# START OF STORED DATA
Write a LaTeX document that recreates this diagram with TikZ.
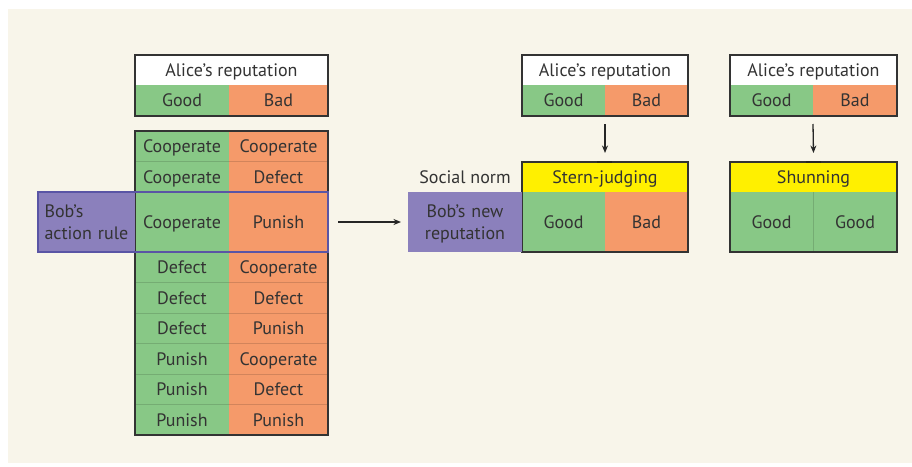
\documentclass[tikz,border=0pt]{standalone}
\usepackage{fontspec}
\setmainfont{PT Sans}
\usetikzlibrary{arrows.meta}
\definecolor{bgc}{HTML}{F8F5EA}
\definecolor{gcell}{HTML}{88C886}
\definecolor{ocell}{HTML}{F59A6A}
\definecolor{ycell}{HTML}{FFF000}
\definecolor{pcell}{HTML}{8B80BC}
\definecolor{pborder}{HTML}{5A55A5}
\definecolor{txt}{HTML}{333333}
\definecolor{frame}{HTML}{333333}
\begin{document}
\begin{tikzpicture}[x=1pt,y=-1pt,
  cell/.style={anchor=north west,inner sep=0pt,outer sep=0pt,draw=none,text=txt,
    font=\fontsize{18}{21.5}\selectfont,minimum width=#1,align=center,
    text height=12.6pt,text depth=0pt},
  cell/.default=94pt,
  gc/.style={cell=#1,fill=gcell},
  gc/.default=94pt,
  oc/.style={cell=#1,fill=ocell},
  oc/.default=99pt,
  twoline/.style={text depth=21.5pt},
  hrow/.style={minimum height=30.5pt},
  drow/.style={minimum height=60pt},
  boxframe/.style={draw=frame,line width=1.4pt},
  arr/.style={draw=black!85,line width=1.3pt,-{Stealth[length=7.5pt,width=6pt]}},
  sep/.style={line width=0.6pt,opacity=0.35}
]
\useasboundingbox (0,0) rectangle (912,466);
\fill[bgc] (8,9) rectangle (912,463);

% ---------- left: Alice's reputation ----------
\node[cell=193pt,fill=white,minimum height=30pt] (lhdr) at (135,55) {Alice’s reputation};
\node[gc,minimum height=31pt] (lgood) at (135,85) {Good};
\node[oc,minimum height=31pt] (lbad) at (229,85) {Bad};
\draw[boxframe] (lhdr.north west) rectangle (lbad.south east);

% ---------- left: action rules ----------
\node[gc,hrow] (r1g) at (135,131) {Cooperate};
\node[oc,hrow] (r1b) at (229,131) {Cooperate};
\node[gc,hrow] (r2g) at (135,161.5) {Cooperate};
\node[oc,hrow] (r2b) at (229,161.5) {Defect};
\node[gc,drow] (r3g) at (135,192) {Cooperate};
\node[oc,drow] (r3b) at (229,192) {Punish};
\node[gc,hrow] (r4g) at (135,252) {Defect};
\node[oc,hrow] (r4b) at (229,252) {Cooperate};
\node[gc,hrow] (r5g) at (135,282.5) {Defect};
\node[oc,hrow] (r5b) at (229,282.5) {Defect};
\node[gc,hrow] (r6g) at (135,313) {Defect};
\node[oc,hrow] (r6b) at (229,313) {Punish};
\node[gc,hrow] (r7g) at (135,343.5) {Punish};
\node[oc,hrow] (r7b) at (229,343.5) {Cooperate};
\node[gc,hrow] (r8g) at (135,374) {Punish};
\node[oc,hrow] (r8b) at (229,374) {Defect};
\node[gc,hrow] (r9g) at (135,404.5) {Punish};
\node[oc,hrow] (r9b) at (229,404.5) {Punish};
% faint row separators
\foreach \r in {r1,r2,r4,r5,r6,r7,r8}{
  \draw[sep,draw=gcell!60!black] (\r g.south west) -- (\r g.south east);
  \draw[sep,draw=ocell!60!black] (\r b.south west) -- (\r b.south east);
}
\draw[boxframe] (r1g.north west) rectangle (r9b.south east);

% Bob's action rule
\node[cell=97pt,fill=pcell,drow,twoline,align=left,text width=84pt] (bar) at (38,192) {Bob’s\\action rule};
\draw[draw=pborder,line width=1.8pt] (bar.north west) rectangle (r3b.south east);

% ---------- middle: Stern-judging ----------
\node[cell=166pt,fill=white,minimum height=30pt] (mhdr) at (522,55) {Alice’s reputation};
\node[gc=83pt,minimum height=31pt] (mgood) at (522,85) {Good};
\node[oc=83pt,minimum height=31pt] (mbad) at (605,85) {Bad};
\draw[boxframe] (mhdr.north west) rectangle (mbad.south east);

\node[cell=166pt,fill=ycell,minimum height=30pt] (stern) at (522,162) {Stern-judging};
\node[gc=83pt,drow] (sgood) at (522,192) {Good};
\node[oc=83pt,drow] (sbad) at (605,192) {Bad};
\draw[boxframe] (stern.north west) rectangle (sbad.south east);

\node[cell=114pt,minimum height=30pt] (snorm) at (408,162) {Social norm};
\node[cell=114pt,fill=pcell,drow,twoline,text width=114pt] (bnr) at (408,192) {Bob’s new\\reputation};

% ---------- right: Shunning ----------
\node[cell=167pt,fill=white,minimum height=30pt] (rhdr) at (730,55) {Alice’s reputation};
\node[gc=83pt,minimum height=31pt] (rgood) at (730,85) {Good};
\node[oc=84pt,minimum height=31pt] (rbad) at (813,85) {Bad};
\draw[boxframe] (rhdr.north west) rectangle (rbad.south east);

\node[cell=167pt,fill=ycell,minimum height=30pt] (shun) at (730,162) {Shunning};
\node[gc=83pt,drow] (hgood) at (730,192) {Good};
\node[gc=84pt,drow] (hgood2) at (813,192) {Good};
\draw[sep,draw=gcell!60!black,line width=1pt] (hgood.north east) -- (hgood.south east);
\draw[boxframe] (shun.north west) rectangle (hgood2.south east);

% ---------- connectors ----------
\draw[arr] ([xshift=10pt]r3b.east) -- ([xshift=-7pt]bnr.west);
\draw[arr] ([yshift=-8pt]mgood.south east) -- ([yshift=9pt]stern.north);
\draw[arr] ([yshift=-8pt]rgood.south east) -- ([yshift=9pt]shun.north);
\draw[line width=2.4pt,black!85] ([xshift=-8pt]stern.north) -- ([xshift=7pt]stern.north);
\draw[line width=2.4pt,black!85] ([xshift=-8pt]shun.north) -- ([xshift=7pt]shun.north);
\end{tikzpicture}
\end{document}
# END OF STORED DATA
=== WORK TO COMPLETE ===
Please restate the material above line by line, exactly, beginning at its first line and ending with the line that contains "(8,9) rectangle (912,463);", without any pictures.

=== SOLUTION TO THIS TASK ===
Write a LaTeX document that recreates this diagram with TikZ.
\documentclass[tikz,border=0pt]{standalone}
\usepackage{fontspec}
\setmainfont{PT Sans}
\usetikzlibrary{arrows.meta}
\definecolor{bgc}{HTML}{F8F5EA}
\definecolor{gcell}{HTML}{88C886}
\definecolor{ocell}{HTML}{F59A6A}
\definecolor{ycell}{HTML}{FFF000}
\definecolor{pcell}{HTML}{8B80BC}
\definecolor{pborder}{HTML}{5A55A5}
\definecolor{txt}{HTML}{333333}
\definecolor{frame}{HTML}{333333}
\begin{document}
\begin{tikzpicture}[x=1pt,y=-1pt,
  cell/.style={anchor=north west,inner sep=0pt,outer sep=0pt,draw=none,text=txt,
    font=\fontsize{18}{21.5}\selectfont,minimum width=#1,align=center,
    text height=12.6pt,text depth=0pt},
  cell/.default=94pt,
  gc/.style={cell=#1,fill=gcell},
  gc/.default=94pt,
  oc/.style={cell=#1,fill=ocell},
  oc/.default=99pt,
  twoline/.style={text depth=21.5pt},
  hrow/.style={minimum height=30.5pt},
  drow/.style={minimum height=60pt},
  boxframe/.style={draw=frame,line width=1.4pt},
  arr/.style={draw=black!85,line width=1.3pt,-{Stealth[length=7.5pt,width=6pt]}},
  sep/.style={line width=0.6pt,opacity=0.35}
]
\useasboundingbox (0,0) rectangle (912,466);
\fill[bgc] (8,9) rectangle (912,463);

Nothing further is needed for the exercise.